Again, using more historical data may only have been useful for face-validity purposes. As always, the fiddlers fiddled:
There is some evidence the Model Review Group accelerated its review as a result of this pressure, and in so doing it may have been more willing to overlook the operational flaws apparent during the approval process.

While Excel is really not appropriate to any activity beyond vanilla accounting, the failure here (as with The Great Recession) was the result of Rand-ian self-interest. The real Adam Smith posited an economy in which each actor is not only autonomous, but also bereft of market power to impose collateral damage. Finance is all about collateral damage; that's how they earn it.

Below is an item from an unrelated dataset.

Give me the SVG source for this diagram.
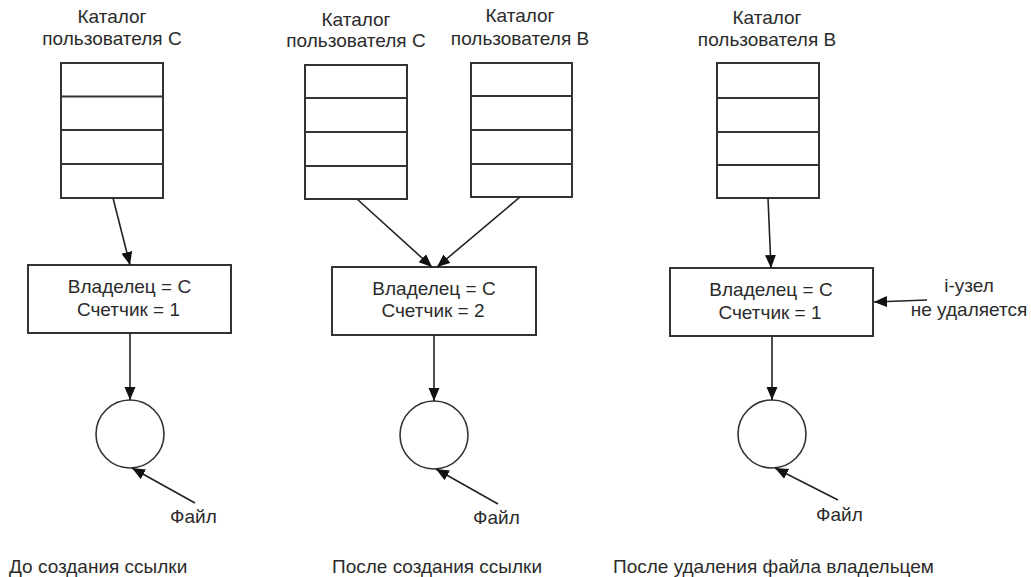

Here, it gets really interesting:
On January 26, the Model Review Group discovered that, for purposes of a pricing step used in the VaR calculation, CIO was using something called the "West End" analytic suite rather than Numerix, an approved vendor model that the Model Review Group had thought was being used. The Model Review Group had never reviewed or approved West End, which (like Numerix) had been developed by the modeler.

Turns out that Numerix is built on Excel (at least in part): "All Numerix functions are available via Microsoft ® Excel® as an add-in".

If you've ever inherited an analysis application executed in 1-2-3/Excel macros, you have my condolences been there done that.

In sum: while the use of Excel, even if it's also used by a major analytics vendor, is problematic; the cause, as with The Great Recession, was corruption and not only the Suits in this case. What's especially galling is that these quants are often some sort of math-y Ph.D., yet use Excel in haphazard ways. The poor will always be with us.